MLB teams have used collective action to rein in their most free-spending impulses before. In the 1980s, owners colluded to not offer contracts to one another’s departing free agents, leading to two winters when almost every player settled for returning to their original teams. (Three-time All-Star outfielder Andre Dawson ended up signing a blank contract with the Chicago Cubs to escape the Montreal Expos, which resulted in him playing for a 30 percent pay cut while winning the National League MVP award.)
Collusion didn’t end well for the owners, who ended up having to pay a $280 million settlement to players, requiring the creation of the Colorado Rockies and Florida Marlins to bring in expansion fees to pay the owners’ tab. But conspiring as a cartel against fellow business owners has important legal distinctions compared with conspiring against your employees: Minor league owners can’t file a contract grievance and force an arbitrator to rule on their claims, as the players’ union did in the ’80s. MLB, then, faces less of a legal threat now than it did 30 years ago. Instead, minor league teams will have to resort to political pressure. While some of that is already evident—Sanders was just one of more than 100 members of Congress who sent a letter to MLB last month hinting that they could seek to repeal baseball’s antitrust exemption if teams in their districts aren’t spared—it remains to be seen whether Washington will have the stomach for a battle over baseball in a year when it’s distracted by other matters.
None of which means that the contraction plan was well thought out. Even though the MLB vote on the plan was reportedly unanimous, there have been multiple reports of major league teams being upset when they learned their teams were on the contraction list, including New York Yankees President Randy Levine declaring that he was not pleased by the inclusion of the Staten Island Yankees farm team, which is part-owned by the parent club.
“The Orioles have told me they want to stay in Frederick and continue to state that,” says Frederick Keys owner Ken Young. “We have no idea why Frederick would be listed.” While it’s always possible that Baltimore officials are just trying to play good cop—hey, we don’t want to annihilate your team! It was the bad old MLB that did it!—Young believes it was more a matter of a rushed process. “It was just purely, an individual came up with that list,” he says. “Honestly none of us know how it came about.”
All signs, in fact, are that the 42-team plan was just an initial gambit, with Manfred last Wednesday saying it’s “by no means a fait accompli” even as he railed against minor league owners for going public with their complaints. All signs, including Friday’s threat to jettison the affiliated minors entirely, indicate that MLB owners are determined to use the expiring PBA to wrest some kind of concessions from their minor league partners—even if the big leagues’ side may not be sure yet which concessions it’s after the most.

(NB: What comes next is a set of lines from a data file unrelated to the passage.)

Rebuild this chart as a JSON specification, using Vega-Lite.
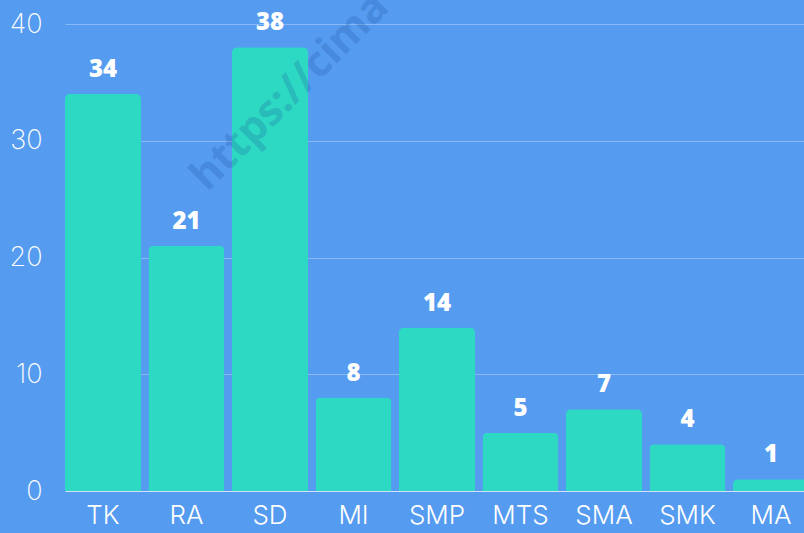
{
  "$schema": "https://vega.github.io/schema/vega-lite/v6.json",
  "autosize": "none",
  "width": 744,
  "height": 467,
  "padding": {"left": 65, "top": 24, "right": 0, "bottom": 42},
  "background": "#559bf0",
  "config": {
    "view": {"stroke": null},
    "font": "Open Sans"
  },
  "data": {
    "values": [
      {"cat": "TK", "value": 34},
      {"cat": "RA", "value": 21},
      {"cat": "SD", "value": 38},
      {"cat": "MI", "value": 8},
      {"cat": "SMP", "value": 14},
      {"cat": "MTS", "value": 5},
      {"cat": "SMA", "value": 7},
      {"cat": "SMK", "value": 4},
      {"cat": "MA", "value": 1}
    ]
  },
  "encoding": {
    "x": {
      "field": "cat",
      "type": "nominal",
      "sort": null,
      "scale": {"paddingInner": 0.09, "paddingOuter": 0},
      "axis": {
        "title": null,
        "labelAngle": 0,
        "labelFont": "Inter",
        "labelFontSize": 26,
        "labelFontWeight": 300,
        "labelColor": "white",
        "labelPadding": 11,
        "ticks": false,
        "domainColor": "#ffffff",
        "domainOpacity": 0.6,
        "domainWidth": 1
      }
    },
    "y": {
      "field": "value",
      "type": "quantitative",
      "scale": {"domain": [0, 40], "nice": false},
      "axis": {
        "title": null,
        "values": [0, 10, 20, 30, 40],
        "labelFont": "Inter",
        "labelFontSize": 27,
        "labelFontWeight": 200,
        "labelColor": "white",
        "labelPadding": 23,
        "ticks": false,
        "domain": false,
        "gridColor": "#ffffff",
        "gridOpacity": 0.3
      }
    }
  },
  "layer": [
    {
      "mark": {"type": "bar", "color": "#2ed9c3", "cornerRadiusTopLeft": 5, "cornerRadiusTopRight": 5}
    },
    {
      "mark": {"type": "text", "baseline": "alphabetic", "dy": -17, "fontSize": 24, "fontWeight": 800, "color": "white"},
      "encoding": {"text": {"field": "value", "type": "quantitative"}}
    },
    {
      "data": {"values": [{"cat": "SD", "value": 32.5, "label": "https://cima"}]},
      "mark": {"type": "text", "angle": -45, "fontSize": 42, "fontWeight": "bold", "color": "#1a4f9c", "opacity": 0.22, "dx": 28, "align": "center", "baseline": "middle"},
      "encoding": {"text": {"field": "label"}}
    }
  ]
}
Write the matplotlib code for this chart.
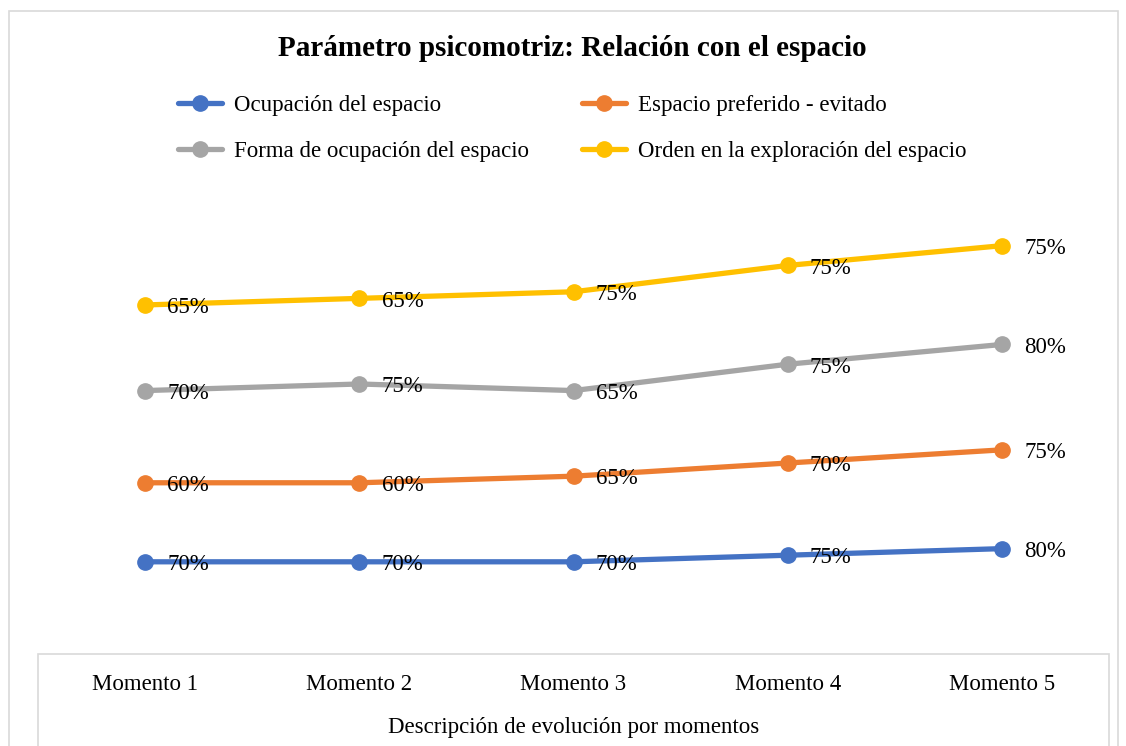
import matplotlib.pyplot as plt
import numpy as np
from matplotlib.patches import Rectangle

plt.rcParams['font.family'] = ['Liberation Serif', 'DejaVu Serif']

# datos
momentos = ['Momento 1', 'Momento 2', 'Momento 3', 'Momento 4', 'Momento 5']
ocupacion = [70, 70, 70, 75, 80]
preferido = [60, 60, 65, 70, 75]
forma = [70, 75, 65, 75, 80]
orden = [65, 65, 75, 75, 75]

series = [
    ('Ocupación del espacio', ocupacion, '#4472C4'),
    ('Espacio preferido - evitado', preferido, '#ED7D31'),
    ('Forma de ocupación del espacio', forma, '#A5A5A5'),
    ('Orden en la exploración del espacio', orden, '#FFC000'),
]

W, H = 1126, 746
fig = plt.figure(figsize=(W / 100, H / 100), dpi=100)

# eje: de x=38 a 1109 px, y=0 en 654 px
ax = fig.add_axes([38 / W, (H - 654) / H, (1109 - 38) / W, (654 - 193) / H])
ax.set_xlim(-0.5, 4.5)
ax.set_ylim(0, 350)

x = np.arange(len(momentos))
acumulado = np.zeros(len(momentos))
lineas = []
for nombre, valores, color in series:
    acumulado = acumulado + np.array(valores)
    l, = ax.plot(x, acumulado, color=color, lw=3.8, marker='o', ms=11,
                 label=nombre, solid_capstyle='round')
    lineas.append(l)
    for xi, yi, v in zip(x, acumulado, valores):
        ax.annotate(f'{v}%', (xi, yi), xytext=(16, -2), textcoords='offset points',
                    ha='left', va='center', fontsize=16.5, color='#000000')

for s in ax.spines.values():
    s.set_visible(False)
ax.set_xticks([])
ax.set_yticks([])

# caja del eje de categorías
fig.patches.append(Rectangle((38 / W, -0.05), (1109 - 38) / W, (H - 654) / H + 0.05,
                             transform=fig.transFigure, fill=False,
                             edgecolor='#D9D9D9', lw=1.2))
# borde exterior
fig.patches.append(Rectangle((9 / W, -0.05), (1118 - 9) / W, (H - 11) / H + 0.05,
                             transform=fig.transFigure, fill=False,
                             edgecolor='#D9D9D9', lw=1.2))

for xi, m in zip(x, momentos):
    fig.text((38 + (xi + 0.5) * (1071 / 5)) / W, 1 - 684 / H, m,
             ha='center', va='center', fontsize=16.5)
fig.text(574 / W, 1 - 727 / H, 'Descripción de evolución por momentos',
         ha='center', va='center', fontsize=16.5)

fig.text(572 / W, 1 - 49 / H, 'Parámetro psicomotriz: Relación con el espacio',
         ha='center', va='center', fontsize=21, fontweight='bold')

orden_leyenda = [0, 2, 1, 3]
fig.legend([lineas[i] for i in orden_leyenda], [series[i][0] for i in orden_leyenda],
           loc='upper center', bbox_to_anchor=(572 / W, 1 - 74 / H), ncol=2,
           frameon=False, fontsize=16.5, handlelength=1.95, labelspacing=1.1,
           columnspacing=2.3, handletextpad=0.5)

plt.savefig('out.png', dpi=100)
plt.close()
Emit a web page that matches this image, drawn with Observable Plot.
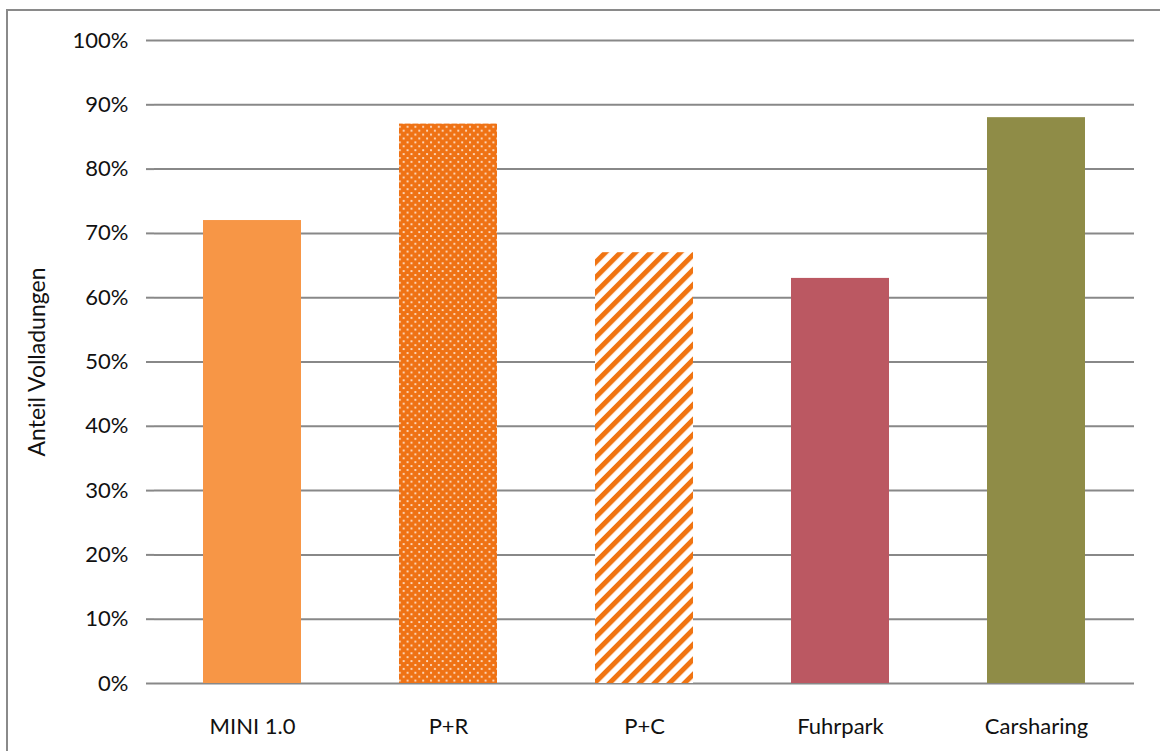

But if the specifics were slipshod, the underlying strategy remains standard operating procedure. “Where is there a profit opportunity, and how can I take the market power that’s given to me by lax social policy and bring it to bear so I get more than I used to?” says University of Michigan sports economist Rod Fort. When your only tool is the hammer of cartel power, every obstacle—whether players, minor league owners, or elected officials—tends to look like a nail.